*Stated goal*.
Copy the data exactly; pictures stay out of the copy.

*Provided material*.
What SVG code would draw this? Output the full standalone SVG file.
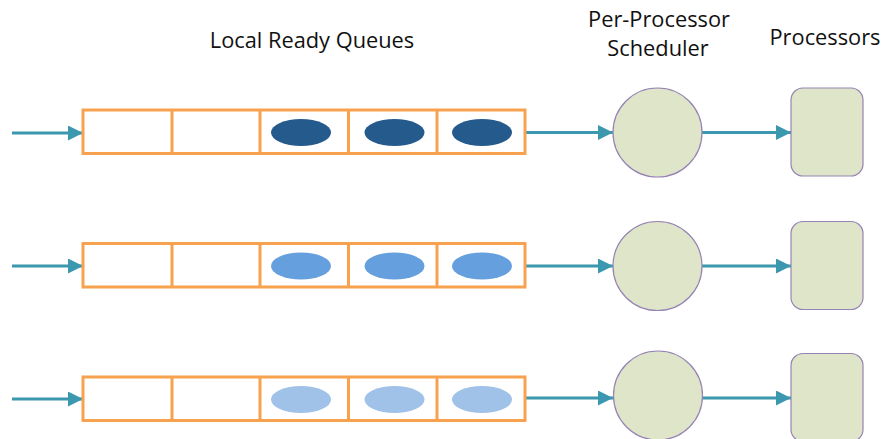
<svg xmlns="http://www.w3.org/2000/svg" width="882" height="439" viewBox="0 0 882 439">
<defs>
<marker id="ah" markerWidth="16" markerHeight="16" refX="15" refY="7.5" orient="auto" markerUnits="userSpaceOnUse">
<path d="M0,0 L15,7.5 L0,15 Z" fill="#3B98AE"/>
</marker>
</defs>
<style>
.lbl{font-family:"Open Sans","Liberation Sans",sans-serif;font-size:21.8px;fill:#111}
.q{fill:#fff;stroke:#F8A14F;stroke-width:3}
.c{stroke:#F8A14F;stroke-width:3}
.a{stroke:#3B98AE;stroke-width:3;fill:none;marker-end:url(#ah)}
.s{fill:#DEE5C8;stroke:#9683B4;stroke-width:1.2}
.e1{fill:#255A8D}
.e2{fill:#659FDD}
.e3{fill:#A0C2E9}
</style>
<g id="titles">
<text class="lbl" x="312" y="48" text-anchor="middle">Local Ready Queues</text>
<text class="lbl" x="659" y="27" text-anchor="middle">Per-Processor</text>
<text class="lbl" x="658" y="56" text-anchor="middle">Scheduler</text>
<text class="lbl" x="825" y="45" text-anchor="middle">Processors</text>
</g>
<g id="connectors">
<line class="a" x1="12" y1="133" x2="83" y2="133"/>
<line class="a" x1="525" y1="132.5" x2="613" y2="132.5"/>
<line class="a" x1="702" y1="132.5" x2="791" y2="132.5"/>
<line class="a" x1="12" y1="266" x2="83" y2="266"/>
<line class="a" x1="525" y1="266" x2="613" y2="266"/>
<line class="a" x1="702" y1="266" x2="791" y2="266"/>
<line class="a" x1="12" y1="399" x2="83" y2="399"/>
<line class="a" x1="525" y1="398" x2="613" y2="398"/>
<line class="a" x1="702" y1="398" x2="791" y2="398"/>
</g>
<g id="queue1">
<rect class="q" x="83" y="110" width="442" height="43.5"/>
<line class="c" x1="172" y1="110" x2="172" y2="153.5"/>
<line class="c" x1="260" y1="110" x2="260" y2="153.5"/>
<line class="c" x1="348.5" y1="110" x2="348.5" y2="153.5"/>
<line class="c" x1="437" y1="110" x2="437" y2="153.5"/>
<ellipse class="e1" cx="301" cy="132.5" rx="30" ry="13.5"/>
<ellipse class="e1" cx="394.5" cy="132.5" rx="30" ry="13.5"/>
<ellipse class="e1" cx="482" cy="132.5" rx="30" ry="13.5"/>
</g>
<g id="queue2">
<rect class="q" x="83" y="243.5" width="442" height="43.5"/>
<line class="c" x1="172" y1="243.5" x2="172" y2="287"/>
<line class="c" x1="260" y1="243.5" x2="260" y2="287"/>
<line class="c" x1="348.5" y1="243.5" x2="348.5" y2="287"/>
<line class="c" x1="437" y1="243.5" x2="437" y2="287"/>
<ellipse class="e2" cx="301" cy="266" rx="30" ry="13.5"/>
<ellipse class="e2" cx="394.5" cy="266" rx="30" ry="13.5"/>
<ellipse class="e2" cx="482" cy="266" rx="30" ry="13.5"/>
</g>
<g id="queue3">
<rect class="q" x="83" y="377" width="442" height="43.5"/>
<line class="c" x1="172" y1="377" x2="172" y2="420.5"/>
<line class="c" x1="260" y1="377" x2="260" y2="420.5"/>
<line class="c" x1="348.5" y1="377" x2="348.5" y2="420.5"/>
<line class="c" x1="437" y1="377" x2="437" y2="420.5"/>
<ellipse class="e3" cx="301" cy="399.5" rx="30" ry="13.5"/>
<ellipse class="e3" cx="394.5" cy="399.5" rx="30" ry="13.5"/>
<ellipse class="e3" cx="482" cy="399.5" rx="30" ry="13.5"/>
</g>
<g id="scheduler1"><circle class="s" cx="657.5" cy="132.5" r="44.5"/></g>
<g id="scheduler2"><circle class="s" cx="657.5" cy="266" r="44.5"/></g>
<g id="scheduler3"><circle class="s" cx="658" cy="395.5" r="44.5"/></g>
<g id="processor1"><rect class="s" x="791" y="88" width="72" height="88" rx="12"/></g>
<g id="processor2"><rect class="s" x="791" y="221.5" width="72" height="88" rx="12"/></g>
<g id="processor3"><rect class="s" x="791" y="353.5" width="72" height="88" rx="12"/></g>
</svg>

*Task response*.
What SVG code would draw this? Output the full standalone SVG file.
<svg xmlns="http://www.w3.org/2000/svg" width="882" height="439" viewBox="0 0 882 439">
<defs>
<marker id="ah" markerWidth="16" markerHeight="16" refX="15" refY="7.5" orient="auto" markerUnits="userSpaceOnUse">
<path d="M0,0 L15,7.5 L0,15 Z" fill="#3B98AE"/>
</marker>
</defs>
<style>
.lbl{font-family:"Open Sans","Liberation Sans",sans-serif;font-size:21.8px;fill:#111}
.q{fill:#fff;stroke:#F8A14F;stroke-width:3}
.c{stroke:#F8A14F;stroke-width:3}
.a{stroke:#3B98AE;stroke-width:3;fill:none;marker-end:url(#ah)}
.s{fill:#DEE5C8;stroke:#9683B4;stroke-width:1.2}
.e1{fill:#255A8D}
.e2{fill:#659FDD}
.e3{fill:#A0C2E9}
</style>
<g id="titles">
<text class="lbl" x="312" y="48" text-anchor="middle">Local Ready Queues</text>
<text class="lbl" x="659" y="27" text-anchor="middle">Per-Processor</text>
<text class="lbl" x="658" y="56" text-anchor="middle">Scheduler</text>
<text class="lbl" x="825" y="45" text-anchor="middle">Processors</text>
</g>
<g id="connectors">
<line class="a" x1="12" y1="133" x2="83" y2="133"/>
<line class="a" x1="525" y1="132.5" x2="613" y2="132.5"/>
<line class="a" x1="702" y1="132.5" x2="791" y2="132.5"/>
<line class="a" x1="12" y1="266" x2="83" y2="266"/>
<line class="a" x1="525" y1="266" x2="613" y2="266"/>
<line class="a" x1="702" y1="266" x2="791" y2="266"/>
<line class="a" x1="12" y1="399" x2="83" y2="399"/>
<line class="a" x1="525" y1="398" x2="613" y2="398"/>
<line class="a" x1="702" y1="398" x2="791" y2="398"/>
</g>
<g id="queue1">
<rect class="q" x="83" y="110" width="442" height="43.5"/>
<line class="c" x1="172" y1="110" x2="172" y2="153.5"/>
<line class="c" x1="260" y1="110" x2="260" y2="153.5"/>
<line class="c" x1="348.5" y1="110" x2="348.5" y2="153.5"/>
<line class="c" x1="437" y1="110" x2="437" y2="153.5"/>
<ellipse class="e1" cx="301" cy="132.5" rx="30" ry="13.5"/>
<ellipse class="e1" cx="394.5" cy="132.5" rx="30" ry="13.5"/>
<ellipse class="e1" cx="482" cy="132.5" rx="30" ry="13.5"/>
</g>
<g id="queue2">
<rect class="q" x="83" y="243.5" width="442" height="43.5"/>
<line class="c" x1="172" y1="243.5" x2="172" y2="287"/>
<line class="c" x1="260" y1="243.5" x2="260" y2="287"/>
<line class="c" x1="348.5" y1="243.5" x2="348.5" y2="287"/>
<line class="c" x1="437" y1="243.5" x2="437" y2="287"/>
<ellipse class="e2" cx="301" cy="266" rx="30" ry="13.5"/>
<ellipse class="e2" cx="394.5" cy="266" rx="30" ry="13.5"/>
<ellipse class="e2" cx="482" cy="266" rx="30" ry="13.5"/>
</g>
<g id="queue3">
<rect class="q" x="83" y="377" width="442" height="43.5"/>
<line class="c" x1="172" y1="377" x2="172" y2="420.5"/>
<line class="c" x1="260" y1="377" x2="260" y2="420.5"/>
<line class="c" x1="348.5" y1="377" x2="348.5" y2="420.5"/>
<line class="c" x1="437" y1="377" x2="437" y2="420.5"/>
<ellipse class="e3" cx="301" cy="399.5" rx="30" ry="13.5"/>
<ellipse class="e3" cx="394.5" cy="399.5" rx="30" ry="13.5"/>
<ellipse class="e3" cx="482" cy="399.5" rx="30" ry="13.5"/>
</g>
<g id="scheduler1"><circle class="s" cx="657.5" cy="132.5" r="44.5"/></g>
<g id="scheduler2"><circle class="s" cx="657.5" cy="266" r="44.5"/></g>
<g id="scheduler3"><circle class="s" cx="658" cy="395.5" r="44.5"/></g>
<g id="processor1"><rect class="s" x="791" y="88" width="72" height="88" rx="12"/></g>
<g id="processor2"><rect class="s" x="791" y="221.5" width="72" height="88" rx="12"/></g>
<g id="processor3"><rect class="s" x="791" y="353.5" width="72" height="88" rx="12"/></g>
</svg>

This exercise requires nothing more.